▼

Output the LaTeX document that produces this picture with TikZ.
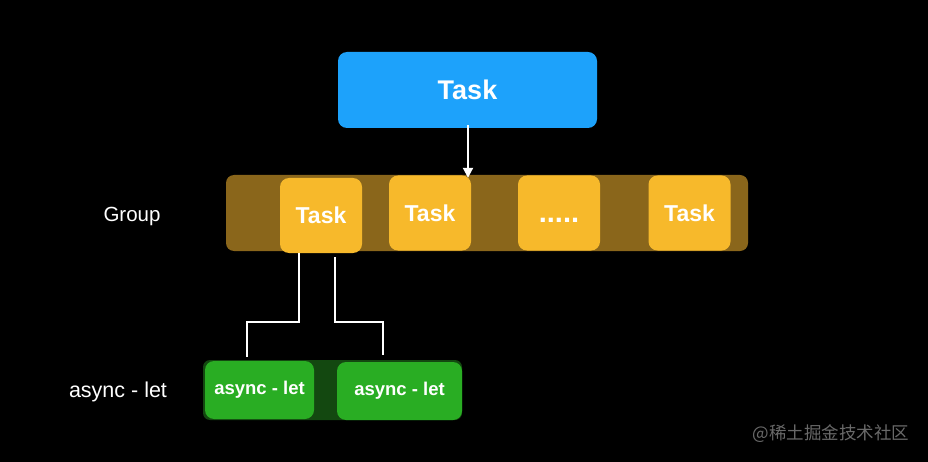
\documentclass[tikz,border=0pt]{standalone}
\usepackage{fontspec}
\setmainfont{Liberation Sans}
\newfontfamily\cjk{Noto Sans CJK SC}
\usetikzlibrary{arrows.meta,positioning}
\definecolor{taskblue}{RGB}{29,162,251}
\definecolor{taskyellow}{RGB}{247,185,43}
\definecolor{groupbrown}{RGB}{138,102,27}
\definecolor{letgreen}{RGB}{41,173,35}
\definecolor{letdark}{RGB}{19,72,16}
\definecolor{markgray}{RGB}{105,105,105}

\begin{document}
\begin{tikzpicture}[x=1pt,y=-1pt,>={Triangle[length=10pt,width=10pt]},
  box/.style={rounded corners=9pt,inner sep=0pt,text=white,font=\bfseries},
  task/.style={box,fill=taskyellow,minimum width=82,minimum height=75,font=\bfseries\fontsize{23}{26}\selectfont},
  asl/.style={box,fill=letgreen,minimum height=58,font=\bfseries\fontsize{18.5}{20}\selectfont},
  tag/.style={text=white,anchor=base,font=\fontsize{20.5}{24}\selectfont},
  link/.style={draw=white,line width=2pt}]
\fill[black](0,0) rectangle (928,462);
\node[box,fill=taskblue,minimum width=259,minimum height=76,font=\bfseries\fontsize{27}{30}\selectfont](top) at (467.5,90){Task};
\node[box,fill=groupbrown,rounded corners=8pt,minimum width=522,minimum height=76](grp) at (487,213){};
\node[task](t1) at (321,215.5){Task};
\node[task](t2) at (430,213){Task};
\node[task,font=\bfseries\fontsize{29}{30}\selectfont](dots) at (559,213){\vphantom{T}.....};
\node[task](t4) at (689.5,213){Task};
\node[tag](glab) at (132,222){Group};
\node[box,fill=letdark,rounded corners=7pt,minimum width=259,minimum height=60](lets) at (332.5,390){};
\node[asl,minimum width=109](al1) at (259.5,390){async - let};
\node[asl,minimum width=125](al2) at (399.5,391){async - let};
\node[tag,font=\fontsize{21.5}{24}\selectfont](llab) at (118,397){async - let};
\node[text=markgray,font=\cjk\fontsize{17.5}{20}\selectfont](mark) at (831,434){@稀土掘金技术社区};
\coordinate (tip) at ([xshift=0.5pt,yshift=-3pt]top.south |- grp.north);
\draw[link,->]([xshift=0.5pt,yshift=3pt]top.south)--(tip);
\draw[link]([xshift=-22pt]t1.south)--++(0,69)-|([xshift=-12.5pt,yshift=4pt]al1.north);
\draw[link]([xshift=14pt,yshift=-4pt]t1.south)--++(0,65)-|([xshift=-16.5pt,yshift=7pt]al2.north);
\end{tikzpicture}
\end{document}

▲

### DESCRIPTION OF THE TASK
Skip the images and write out the rest of the listing exactly.

### ANSWER IN FULL
Output the LaTeX document that produces this picture with TikZ.
\documentclass[tikz,border=0pt]{standalone}
\usepackage{fontspec}
\setmainfont{Liberation Sans}
\newfontfamily\cjk{Noto Sans CJK SC}
\usetikzlibrary{arrows.meta,positioning}
\definecolor{taskblue}{RGB}{29,162,251}
\definecolor{taskyellow}{RGB}{247,185,43}
\definecolor{groupbrown}{RGB}{138,102,27}
\definecolor{letgreen}{RGB}{41,173,35}
\definecolor{letdark}{RGB}{19,72,16}
\definecolor{markgray}{RGB}{105,105,105}

\begin{document}
\begin{tikzpicture}[x=1pt,y=-1pt,>={Triangle[length=10pt,width=10pt]},
  box/.style={rounded corners=9pt,inner sep=0pt,text=white,font=\bfseries},
  task/.style={box,fill=taskyellow,minimum width=82,minimum height=75,font=\bfseries\fontsize{23}{26}\selectfont},
  asl/.style={box,fill=letgreen,minimum height=58,font=\bfseries\fontsize{18.5}{20}\selectfont},
  tag/.style={text=white,anchor=base,font=\fontsize{20.5}{24}\selectfont},
  link/.style={draw=white,line width=2pt}]
\fill[black](0,0) rectangle (928,462);
\node[box,fill=taskblue,minimum width=259,minimum height=76,font=\bfseries\fontsize{27}{30}\selectfont](top) at (467.5,90){Task};
\node[box,fill=groupbrown,rounded corners=8pt,minimum width=522,minimum height=76](grp) at (487,213){};
\node[task](t1) at (321,215.5){Task};
\node[task](t2) at (430,213){Task};
\node[task,font=\bfseries\fontsize{29}{30}\selectfont](dots) at (559,213){\vphantom{T}.....};
\node[task](t4) at (689.5,213){Task};
\node[tag](glab) at (132,222){Group};
\node[box,fill=letdark,rounded corners=7pt,minimum width=259,minimum height=60](lets) at (332.5,390){};
\node[asl,minimum width=109](al1) at (259.5,390){async - let};
\node[asl,minimum width=125](al2) at (399.5,391){async - let};
\node[tag,font=\fontsize{21.5}{24}\selectfont](llab) at (118,397){async - let};
\node[text=markgray,font=\cjk\fontsize{17.5}{20}\selectfont](mark) at (831,434){@稀土掘金技术社区};
\coordinate (tip) at ([xshift=0.5pt,yshift=-3pt]top.south |- grp.north);
\draw[link,->]([xshift=0.5pt,yshift=3pt]top.south)--(tip);
\draw[link]([xshift=-22pt]t1.south)--++(0,69)-|([xshift=-12.5pt,yshift=4pt]al1.north);
\draw[link]([xshift=14pt,yshift=-4pt]t1.south)--++(0,65)-|([xshift=-16.5pt,yshift=7pt]al2.north);
\end{tikzpicture}
\end{document}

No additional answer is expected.